The Power of Copying a Text
The power of a text is different when it is read from when it is copied out.
Only the copied text thus commands the soul of him who is occupied with it,
whereas the mere reader never discovers the new aspects of his inner self that are opened by the text,
that road cut through the interior jungle forever closing behind it:
because the reader follows the movement of his mind in the free flight of day-dreaming,
whereas the copier submits it to command.
Want to learn from your reading? Start copying.
Just as countless scholars and thinkers have done through the centuries, use a simple commonplace book to capture ideas, thoughts, and phrases from the books you read. Commonplacing is a time-tested method for absorbing concepts and ideas. Famous people such as Cicero, Marcus Aurelius, Shakespeare, Thomas Jefferson, and John Milton diligently copied in order to learn or to gather ideas as food for thought. You can browse through some of these commonplace books at the websites of the British Library (Renaissance Commonplace Books exhibit) and the Library of Congress (Thomas Jefferson’s books are particularly interesting).
Long before I knew it was a standard, well-known practice, I was keeping quotes in little notebooks. As a teen, I gleaned quotes from the Reader’s Digest, scripture, my well-loved copy of 101 Famous Poems, favorite novels, and more. One quote that I transferred from book to book for many years was Ardis Whitman’s succinct admonition that “Freedom is not in doing what you want to do, but in becoming what you want to be.” It served as a reminder to me that the way I chose to spend time had the power to shape my life.
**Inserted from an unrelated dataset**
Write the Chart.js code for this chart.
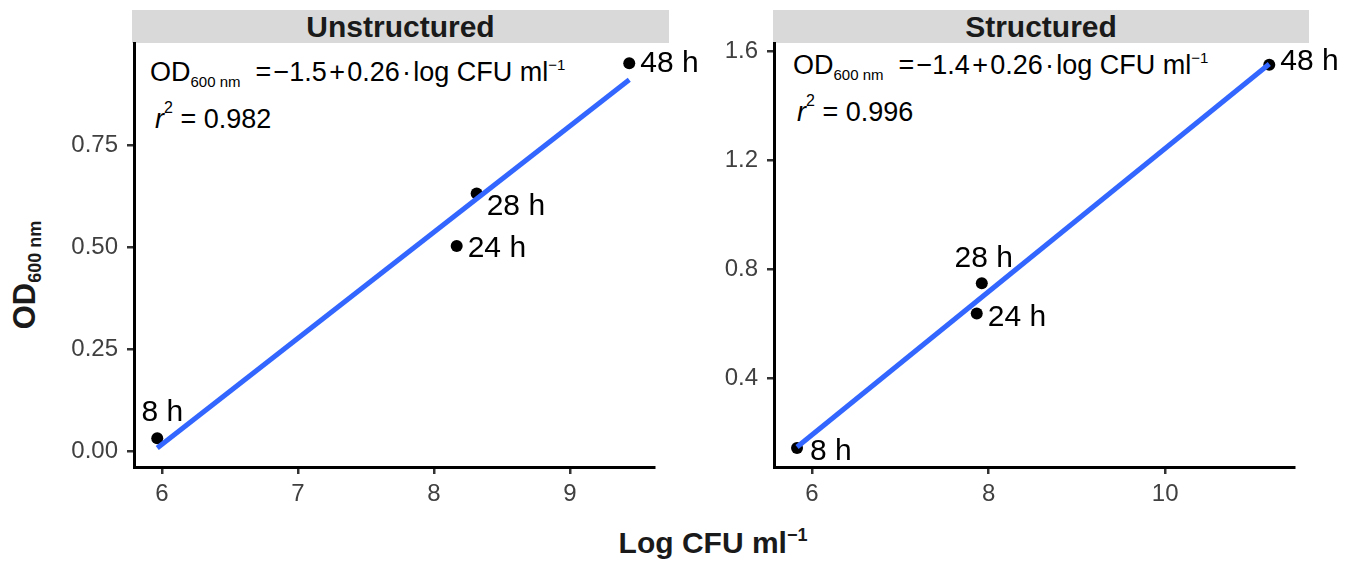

Copying as part of language arts
Charlotte Mason recommended copywork as part of the language arts curriculum, and I second that suggestion. Copying a text is a powerful way, not only to practice writing mechanics, but also to absorb the cadence of an author’s prose, the fluidity of each sentence, and most of all, the deep meaning of the passage. If you want your students to memorize anything, the first place to begin is by having them copy it.
I learned the power of copying when I did calligraphy for hire. Writing out a text gave me time to reflect on meaning, prose style, and more. Poetry and verses that I copied have remained with me, even decades later. Copying is a relatively simple activity that can make your student a better writer. I hope you’ll try it!